Mr. Freedland was at pains to emphasize that “To Kill the President” was a work of fiction. His intention, he stressed, was to raise the thorny moral questions facing senior administration officials when the top guy in the White House appears to be recklessly lurching toward global destruction....
The closest criticism the Times reporter could come up with was that the ending was implausible. But even there, Trump is to blame, as shown in the bolded sentence below, which is found in the online version but not the National print edition:
When the ending arrives, however, it does so with jarring implausibility while the story sometimes falls flat, underlining the challenge of satirizing a president whose daily outrages have made him immune to parody.
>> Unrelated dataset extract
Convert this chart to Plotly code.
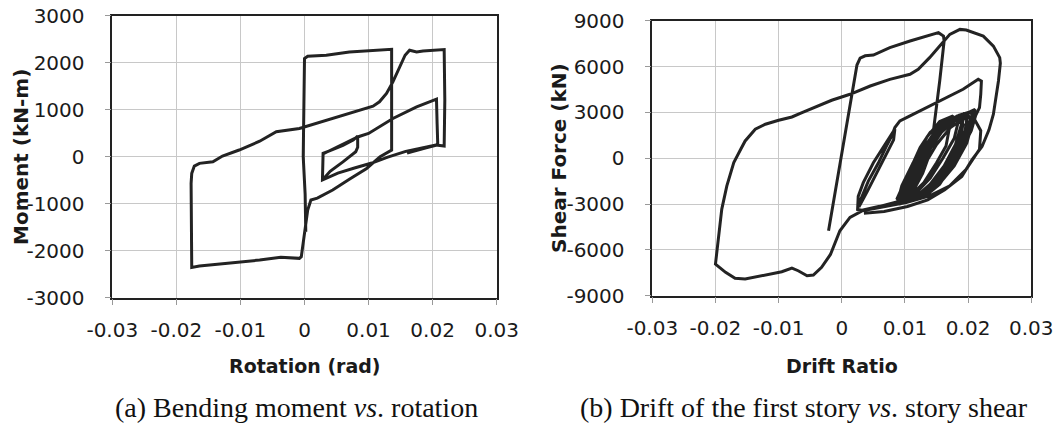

A tweet from the fictional president suggesting a 16-year-old television contest winner should “perform a private show for me @WhiteHouse” doesn’t provide much of a jolt when the real one has boasted about grabbing women’s genitals.
Of course, the troubling sex and scandal history of President Bill Clinton (who remains a heroic figure at Democratic conventions and gatherings) isn’t even worth a mention.
Some may also ask whether fact is not only stranger than fiction but also more entertaining at a time of dizzying drama in the real White House when the Justice Department is investigating Russia’s attempts to disrupt last year’s election, senior aides are fired with a frequency worthy of “The Apprentice” and the threat of nuclear war is no longer the stuff of docudramas.